Terjemahah bebasnya dalam bahasa Indonesia:


Para sahabat,


Siapa diatara kita yang tak merasa sulit untuk menemukan kata-kata? Airmata bercucuran. Airmata kebahagiaan. Airmata kelegaan. Suatu harapan yang mempesonakan, dan kemenangan yang amat besar pada saat kehilangan harapan yang mendalam.
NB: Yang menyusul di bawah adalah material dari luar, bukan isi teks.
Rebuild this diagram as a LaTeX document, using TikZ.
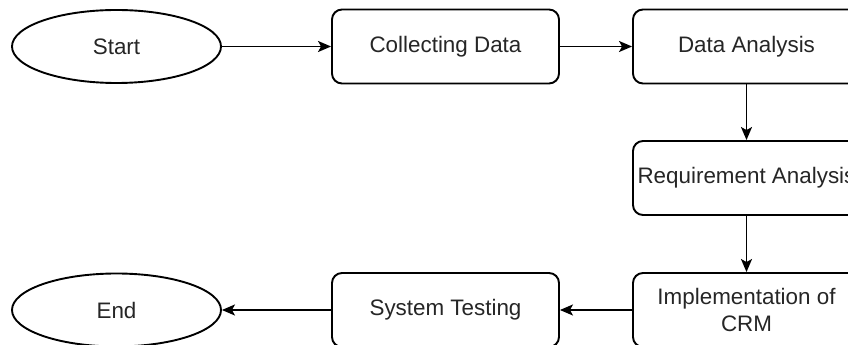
\documentclass[tikz,border=0pt]{standalone}
\usepackage{fontspec}
\setmainfont{Liberation Sans}
\usetikzlibrary{shapes.geometric,arrows.meta}
\begin{document}
\begin{tikzpicture}[x=1pt,y=1pt,
  lbl/.style={font=\fontsize{22.4}{27}\selectfont, text=black!85, align=center, inner sep=0pt},
  box/.style={lbl, draw=black, rounded corners=10pt, minimum width=227pt, minimum height=74pt, line width=1.9pt},
  oval/.style={lbl, draw=black, ellipse, minimum width=209pt, minimum height=73pt, line width=1.9pt},
  arr/.style={-{Stealth[length=13pt,width=11pt,inset=3pt]}, line width=1.9pt}]
\useasboundingbox (0,0) rectangle (848,345);
\fill[white] (0,0) rectangle (848,345);
\clip (0,0) rectangle (848,345);
\node[oval] (start) at (116.5,298.5) {Start};
\node[box] (collect) at (445.5,298.5) {Collecting Data};
\node[box] (analysis) at (746.5,298.5) {Data Analysis};
\node[box] (req) at (746.5,167) {Requirement Analysis};
\node[box] (impl) at (746.5,35) {Implementation of\\CRM};
\node[box] (test) at (445.5,35) {System Testing};
\node[oval] (end) at (116.5,35) {End};
\draw[arr] (start) -- (collect);
\draw[arr] (collect) -- (analysis);
\draw[arr] (analysis) -- (req);
\draw[arr] (req) -- (impl);
\draw[arr] (impl) -- (test);
\draw[arr] (test) -- (end);
\end{tikzpicture}
\end{document}
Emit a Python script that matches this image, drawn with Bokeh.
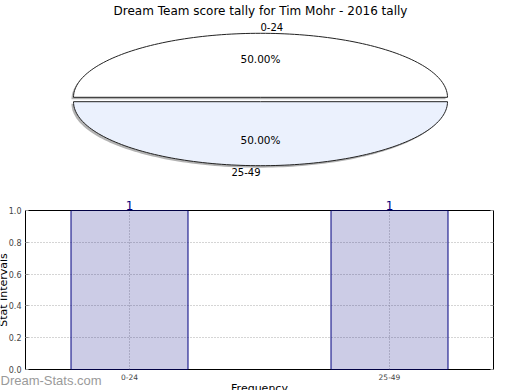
import math
from bokeh.plotting import figure
from bokeh.layouts import column, row
from bokeh.models import Range1d, FixedTicker, Label, ColumnDataSource, LinearAxis
from bokeh.embed import file_html
from bokeh.resources import INLINE

# ---- data ----
title_text = "Dream Team score tally for Tim Mohr - 2016 tally"
categories = ["0-24", "25-49"]
counts = [1, 1]
pie_colors = ["#ffffff", "#ebf1fd"]
y_ticks = [0.0, 0.2, 0.4, 0.6, 0.8, 1.0]
x_label = "Frequency"
y_label = "Stat Intervals"
watermark = "Dream-Stats.com"

FONT = "DejaVu Sans"
W, H = 520, 390

# ---- host figure in pixel space (pie + outer texts) ----
host = figure(width=W, height=H, x_range=Range1d(0, W), y_range=Range1d(H, 0),
              x_axis_location=None, y_axis_location=None,
              output_backend="svg", toolbar_location=None,
              min_border=0, min_border_left=0, min_border_right=0,
              min_border_top=0, min_border_bottom=0)
host.grid.visible = False
host.outline_line_color = None
host.background_fill_color = "white"
host.border_fill_color = "white"

cx, cy, rx, ry, explode = 260.0, 99.0, 187.0, 64.0, 2.2
total = float(sum(counts))
start = 0.0
slices = []
for lab, c, col in zip(categories, counts, pie_colors):
    frac = c / total
    a0, a1 = start, start + frac * 2 * math.pi
    mid = (a0 + a1) / 2
    ox, oy = cx + explode * math.cos(mid), cy - explode * math.sin(mid)
    n = 120
    xs = [ox] + [ox + rx * math.cos(a0 + (a1 - a0) * i / n) for i in range(n + 1)]
    ys = [oy] + [oy - ry * math.sin(a0 + (a1 - a0) * i / n) for i in range(n + 1)]
    slices.append((lab, frac, col, xs, ys, mid, ox, oy))
    start = a1

for lab, frac, col, xs, ys, mid, ox, oy in slices:
    host.patch([x - 2 for x in xs], [y + 2 for y in ys], fill_color="#808080",
               fill_alpha=0.6, line_color=None)
for lab, frac, col, xs, ys, mid, ox, oy in slices:
    host.patch(xs, ys, fill_color=col, line_color="#222222", line_width=1)
    lx = ox + 1.1 * rx * math.cos(mid)
    ly = oy - 1.1 * ry * math.sin(mid)
    align = "left" if math.cos(mid) > 0 else "right"
    host.add_layout(Label(x=lx, y=ly, text=lab, text_align=align, text_baseline="middle",
                          text_font=FONT, text_font_size="10px", text_color="black"))
    px = ox + 0.6 * rx * math.cos(mid)
    py = oy - 0.6 * ry * math.sin(mid)
    host.add_layout(Label(x=px, y=py, text="%.2f%%" % (frac * 100), text_align="center",
                          text_baseline="middle", text_font=FONT, text_font_size="10.5px",
                          text_color="black"))

host.add_layout(Label(x=W / 2, y=10, text=title_text, text_align="center",
                      text_baseline="middle", text_font=FONT, text_font_size="12px",
                      text_color="black"))

# outer texts of the bar chart
host.add_layout(Label(x=2.7, y=289.5, angle=math.pi / 2, text=y_label,
                      text_align="center", text_baseline="middle", text_font=FONT,
                      text_font_size="11px", text_color="black"))
host.add_layout(Label(x=259, y=387.5, text=x_label, text_align="center",
                      text_baseline="middle", text_font=FONT,
                      text_font_size="11px", text_color="black"))
host.add_layout(Label(x=0, y=380, text=watermark, text_align="left",
                      text_baseline="middle", text_font="Liberation Sans",
                      text_font_size="13px", text_color="#9a9a9a"))

# ---- bar chart (overlaid on the lower half) ----
H2 = 195
xpos = list(range(len(categories)))
bar = figure(width=W, height=H2, x_range=Range1d(-0.4, 1.4), y_range=Range1d(0, 1),
             output_backend="svg", toolbar_location=None,
             min_border_left=25, min_border_right=27, min_border_top=15, min_border_bottom=21)
bar.background_fill_color = "white"
bar.border_fill_alpha = 0
bar.outline_line_color = "black"
bar.outline_line_width = 1

src = ColumnDataSource(dict(x=xpos, top=counts))
bar.vbar(x="x", top="top", bottom=0, width=0.45, source=src, fill_color="navy",
         fill_alpha=0.2, line_color="navy", line_width=1)

bar.xaxis.ticker = FixedTicker(ticks=xpos)
bar.xaxis.major_label_overrides = {i: c for i, c in enumerate(categories)}
bar.xaxis.major_tick_in = 0
bar.xaxis.major_tick_out = 0
bar.xaxis.minor_tick_line_color = None
bar.xaxis.axis_line_color = None
bar.xaxis.major_label_text_font = FONT
bar.xaxis.major_label_text_font_size = "7.5px"
bar.xaxis.major_label_standoff = 4

bar.yaxis.ticker = FixedTicker(ticks=y_ticks)
bar.yaxis.major_label_overrides = {t: "%.1f" % t for t in y_ticks}
bar.yaxis.major_tick_in = 3
bar.yaxis.major_tick_out = 0
bar.yaxis.major_tick_line_color = "#999999"
bar.yaxis.minor_tick_line_color = None
bar.yaxis.axis_line_color = None
bar.yaxis.major_label_text_font = FONT
bar.yaxis.major_label_text_font_size = "8px"
bar.yaxis.major_label_standoff = 4

ra = LinearAxis(ticker=FixedTicker(ticks=y_ticks), major_tick_in=3, major_tick_out=0,
                major_tick_line_color="#999999", minor_tick_line_color=None,
                axis_line_color=None, major_label_text_color=None,
                major_label_text_font_size="1px")
bar.add_layout(ra, "right")

# value labels above the bars, from the counts
ta = LinearAxis(ticker=FixedTicker(ticks=xpos),
                major_label_overrides={x: str(c) for x, c in zip(xpos, counts)},
                major_tick_in=0, major_tick_out=0, minor_tick_line_color=None,
                axis_line_color=None, major_label_standoff=1,
                major_label_text_font=FONT, major_label_text_font_size="12px",
                major_label_text_color="navy")
bar.add_layout(ta, "above")

bar.xgrid.ticker = FixedTicker(ticks=xpos)
bar.ygrid.ticker = FixedTicker(ticks=y_ticks)
bar.grid.grid_line_color = "#aaaaaa"
bar.grid.grid_line_dash = "1 2"
bar.grid.grid_line_width = 1

layout = column(row(host), row(bar, margin=(-H2, 0, 0, 0)), spacing=0)
open("out.html", "w").write(file_html(layout, INLINE))
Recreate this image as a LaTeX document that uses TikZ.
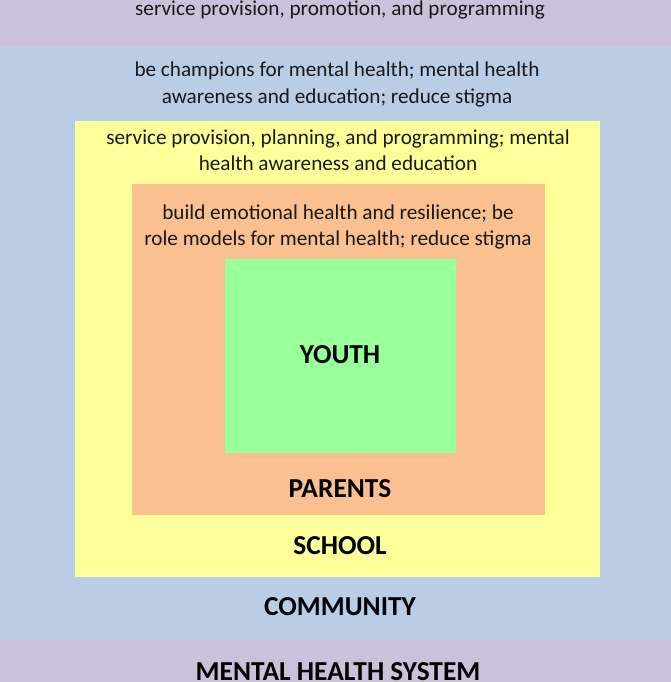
\documentclass[tikz,border=0pt]{standalone}
\usepackage{fontspec}
\setmainfont{Carlito}
\definecolor{mhpurple}{HTML}{CCC1DA}
\definecolor{mhblue}{HTML}{B9CDE5}
\definecolor{mhyellow}{HTML}{FFFF99}
\definecolor{mhorange}{HTML}{FAC090}
\definecolor{mhgreen}{HTML}{99FF99}
\tikzset{
  desc/.style={font=\fontsize{21.2}{26}\selectfont, align=center, inner sep=0pt, text=black!90, anchor=base},
  lbl/.style={font=\fontsize{27.4}{30}\selectfont\bfseries, inner sep=0pt, text=black, anchor=base},
}
\begin{document}
\begin{tikzpicture}[x=1pt,y=-1pt]
\useasboundingbox (0,0) rectangle (671,682);
\fill[mhblue] (0,0) rectangle (671,682);
\fill[mhpurple] (0,0) rectangle (671,46);
\fill[mhpurple] (0,640) rectangle (671,682);
\fill[mhyellow] (75,121) rectangle (600,577);
\fill[mhorange] (132,184) rectangle (545,515);
\fill[mhgreen] (225,259) rectangle (456,453);
\node[desc] (mhsdesc) at (340,16) {service provision, promotion, and programming};
\node[desc] (comdesc) at (337,103) {be champions for mental health; mental health\\awareness and education; reduce stigma};
\node[desc] (schdesc) at (338,170) {service provision, planning, and programming; mental\\health awareness and education};
\node[desc] (pardesc) at (338,245) {build emotional health and resilience; be\\role models for mental health; reduce stigma};
\node[lbl] (youth) at (340,363) {YOUTH};
\node[lbl] (parents) at (340,497) {PARENTS};
\node[lbl] (school) at (340,554) {SCHOOL};
\node[lbl] (community) at (340,615) {COMMUNITY};
\node[lbl] (mhs) at (338,680) {MENTAL HEALTH SYSTEM};
\end{tikzpicture}
\end{document}
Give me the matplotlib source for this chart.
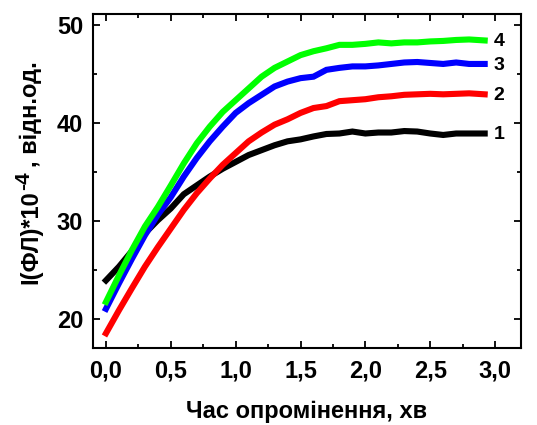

Pada suatu bangsa yang didirikan atas genosida dan kemudian dibangun atas punggung para budak-budak, adalah suatu momen yang tak diduga, mengejutkan dalam kesederhanaannya: Barack Obama, orang baik, mengatakan bahwa ia hendak mengadakan perubahan pada Washington, dan mayoritas negeri menyukai ide tsb. Kaum rasis hadir selama kampanye dan di kamar-kamar kotak suara. Tetapi mereka itu tidak lagi merupakan mayoritas, dan kita akan jaga agar api kebencian akan punah dalam era kita ini.


Ada lagi 'pertama penting' tadi malam. Tak pernah sebelumnya dalam sejarah kita seorang calon anti-perang yang diakui, telah berhasil terpilih sebagai presiden dalam periode perang. Saya berhrap agar Presiden terpilih Obama ingat hal itu, ketika ia mempertimbangkan untuk memperluas perang di Afganistan. Kepercayaan yang kami miliki sekarang akan lenyap bila ia lupa soal pokok atas mana ia mengalahkan temannya calon dari Demokrat pada saat (pemilihan) primaries dan kemudian mengalahkan seorang pahlawan perang besar dalam pemilu: Rakyat Amerika telah jemu akan perang. Muak dan tjapai. Dan suara mereka lantang dan jelas kemarin . . . . . .


Demikian Michael Moore menilai dan mencanangkan Barack Obama.


* * *


Kiranya banyak orang punya perasaan dan tanggapan seperti Michael Moore ketika ia menyatakan kegembiraannya terhadap terpilihnya untuk pertama kali seorang Hitam sebagai presiden Amerika Serikat. Menaruh harapan besar, tetapi juga mencanangkan agar ia jangan lupa akan kata-kata yang diucapkannya dalam kampanye.


Seperti semua mendengarnya Barack Obama menjanjikan kepada rakyat Amerika dan juga kepada publik internasional, bahwa ia akan mengadakan PERUBAHAN.


Maksudnya perubahan terhadap politik dalam dan luarnegeri pemerintahan Presiden Bush selama 8 tahun belakangan ini, yang telah mencetuskan perang dan menduduki Irak, serta menganggap sepi negeri-negeri lain dalam komunitas dunia dewasa ini.